Financement axé sur le patient: péril en la demeure

Financement axé sur le patient: péril en la demeure

Au beau milieu de l’été et de façon très discrète, la ministre de la Santé et des Services sociaux, Danielle McCann, a annoncé la mise en place d’un projet expérimental dont le but avoué est d’implanter une nouvelle méthode de financement du réseau, le financement axé sur le patient (FAP). C’est un projet de très grande envergure puisqu’il touchera, à terme, l’ensemble des établissements publics dans toutes les régions du Québec.

C’est donc une réforme majeure qui s’apprête à frapper encore le personnel professionnel et technique. Parce qu’elle influence les décisions budgétaires prises par les gestionnaires des centres intégrés, la méthode de financement du réseau de santé et de services sociaux (RSSS) aura une influence directe sur l’organisation des soins et des services prodigués à la population. Elle apportera des changements tout aussi importants que ceux que nous avons malheureusement subis avec les projets de loi no 10 et no 20 de la réforme Barrette. Nous ne nous en sommes pas encore remis·es·qu’on nous en impose une nouvelle. Pourtant, le premier ministre François Legault s’était engagé à ne pas soumettre le RSSS à une nouvelle réforme de structures. Une charge de travail supplémentaire en vue pour un personnel qui est déjà au bout du rouleau…

Qu’est-ce que le FAP?

Sous un vocable accrocheur, mais tendancieux, le FAP regroupe trois méthodes de financement bien connues : sur le volume d’activité, sur la performance et sur les meilleures pratiques. Pour être en mesure d’appliquer ces méthodes, il faut déterminer un coût pour chaque épisode de soins. Cet exercice nécessite une quantité incroyable de données et l’implantation d’un nouveau système de gestion informatique dans l’ensemble des établissements publics mais, étrangement, pas dans les cliniques privées.

Déjà appliquées ailleurs, ces méthodes ont eu des effets pernicieux : augmentation des coûts de gestion, création d’une concurrence malsaine entre les établissements publics, entre eux et avec les établissements privés, surtraitement de certains cas et surclassement d’autres pour aller chercher davantage de financement, etc.

Les établissements qui vont bien « performer » et qui vont appliquer les meilleures pratiques (qui restent à déterminer) verront leur financement maintenu, mais ceux qui ne pourront pas atteindre les cibles imposées par le ministère verront leur financement réduit.

L’APTS s’est toujours opposée à un mode de financement basé uniquement sur la performance, le volume d’activité ou tout autre indicateur dont le but, avoué ou non, est de réduire les coûts du système public de santé et de services sociaux sans tenir compte de la qualité. Nous avons réitéré cette opposition dans un avis que nous avons fait parvenir à la ministre cet été.

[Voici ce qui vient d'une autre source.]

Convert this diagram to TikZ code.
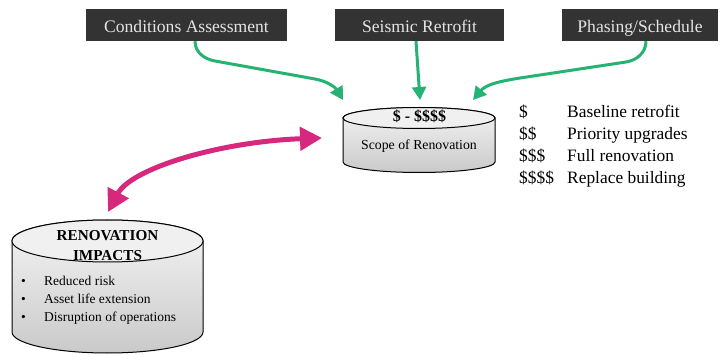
\documentclass[tikz,border=0pt]{standalone}
\usepackage{fontspec}
\setmainfont{Liberation Serif}
\usepackage{tikz}
\usetikzlibrary{arrows.meta}

\definecolor{boxgray}{RGB}{51,51,51}
\definecolor{boxtext}{RGB}{228,228,228}
\definecolor{feedgreen}{RGB}{38,178,115}
\definecolor{impactpink}{RGB}{214,40,125}

\tikzset{
  inputbox/.style={fill=boxgray, text=boxtext, inner sep=0pt,
    minimum height=32pt, text height=14.5pt, text depth=0pt,
    font=\fontsize{17.6}{20}\selectfont},
  legendtext/.style={anchor=base west, inner sep=0pt,
    font=\fontsize{17.4}{20}\selectfont},
  listtext/.style={anchor=base west, inner sep=0pt,
    font=\fontsize{13.5}{16}\selectfont},
  headtext/.style={anchor=base, inner sep=0pt,
    font=\bfseries\fontsize{15.2}{18}\selectfont},
  feedarrow/.style={-{Triangle[length=13pt,width=14pt]},
    line width=3pt, feedgreen},
  impactarrow/.style={{Triangle[length=22pt,width=23pt]}-{Triangle[length=22pt,width=23pt]},
    line width=5pt, impactpink},
  drum/.style={draw=black, line width=1pt, top color=gray!8, bottom color=gray!42}
}

\begin{document}
\begin{tikzpicture}[x=1pt,y=1pt]
  \useasboundingbox (0,0) rectangle (724,354);

  % input boxes
  \node[inputbox, minimum width=201pt] (assess) at (186.5,329) {Conditions Assessment};
  \node[inputbox, minimum width=169pt] (seismic) at (419.5,329) {Seismic Retrofit};
  \node[inputbox, minimum width=156pt] (phasing) at (640,329) {Phasing/Schedule};

  % scope drum
  \shadedraw[drum]
  (343,236) -- (343,192)
  arc[start angle=180, end angle=360, x radius=76, y radius=10.5]
  -- (495,236)
  arc[start angle=0, end angle=180, x radius=76, y radius=10.5] -- cycle;
  \filldraw[fill=gray!12, line width=1pt] (419,236) ellipse (76 and 10.5);
  \node[headtext, font=\bfseries\fontsize{16}{18}\selectfont] (scopecost) at (419.5,232) {\$ - \$\$\$\$};
  \node[anchor=base, inner sep=0pt, font=\fontsize{13.8}{16}\selectfont]
  (scope) at (419,204) {Scope of Renovation};

  % cost legend
  \node[legendtext] (cost1) at (519,236.5) {\$};
  \node[legendtext] (cost2) at (519,214.5) {\$\$};
  \node[legendtext] (cost3) at (519,192.5) {\$\$\$};
  \node[legendtext] (cost4) at (519,170.5) {\$\$\$\$};
  \node[legendtext] (tier1) at (567,236.5) {Baseline retrofit};
  \node[legendtext] (tier2) at (567,214.5) {Priority upgrades};
  \node[legendtext] (tier3) at (567,192.5) {Full renovation};
  \node[legendtext] (tier4) at (567,170.5) {Replace building};

  % impacts drum
  \shadedraw[drum]
  (12,113) -- (12,22)
  arc[start angle=180, end angle=360, x radius=95.5, y radius=21]
  -- (203,113)
  arc[start angle=0, end angle=180, x radius=95.5, y radius=21] -- cycle;
  \filldraw[fill=gray!12, line width=1pt] (107.5,113) ellipse (95.5 and 21);
  \node[headtext] (impacthead) at (107.5,113.3) {RENOVATION};
  \node[headtext] (impacthead2) at (107.5,93.3) {IMPACTS};
  \node[listtext] (risk) at (21,68) {\makebox[23pt][l]{\textbullet}Reduced risk};
  \node[listtext] (life) at (21,50.5) {\makebox[23pt][l]{\textbullet}Asset life extension};
  \node[listtext] (ops) at (21,33) {\makebox[23pt][l]{\textbullet}Disruption of operations};

  % arrow ends
  \coordinate (scopeinA) at (343,254);
  \coordinate (scopeinB) at (420,254);
  \coordinate (scopeinC) at (473,254);
  \coordinate (scopeL) at (322,216);
  \coordinate (impactsT) at (108,142);

  \draw[feedarrow] ([xshift=8.5pt]assess.south)
  to[out=-90,in=170] (215,293) -- (315,275) to[out=-10,in=121] (scopeinA);
  \draw[feedarrow] ([xshift=-3.5pt]seismic.south) -- (scopeinB);
  \draw[feedarrow] ([xshift=6pt]phasing.south)
  to[out=-90,in=9] (626,292) -- (520,276) to[out=189,in=50] (scopeinC);
  \draw[impactarrow] (impactsT) .. controls +(62:50) and +(182:100) .. (scopeL);

\end{tikzpicture}
\end{document}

Comme nous le mentionnons dans une lettre ouverte publiée le 10 septembre dernier, ce sont les soins et services psychosociaux ainsi que les établissements situés à l’extérieur des grands centres urbains qui risquent le plus de souffrir de cette nouvelle méthode de financement.

Dans le premier cas, la très grande diversité des parcours de soins et de services rend pratiquement impossibles la quantification et la comptabilisation des divers traitements. Quel traitement doit-on appliquer, quand doit-on l’arrêter? Imposer un financement basé sur la performance et sur le volume aurait des conséquences catastrophiques sur la qualité des soins et des services psychosociaux. Le FAP ne peut s’appliquer dans ce cas pour des raisons cliniques.

Dans le deuxième cas, les établissements en régions pâtiraient aussi de cette nouvelle réforme. Avec l’obligation de fournir une vaste gamme de services à une population dispersée sur un immense territoire, ces établissements ne pourraient compétitionner avec le volume et la spécialisation de ceux qui sont situés dans les grands centres urbains. Il faut maintenir un financement de base pour les régions.

Les dérives possibles de ce projet expérimental sont nombreuses et nous devrons suivre attentivement son déroulement. Les membres de l’APTS sont appelé·e·s à identifier les écueils qui se présenteront en cours d’implantation. Avec le FAP, tout est en place pour une privatisation croissante du RSSS. Et c’est ça le plus grand péril qui nous guette.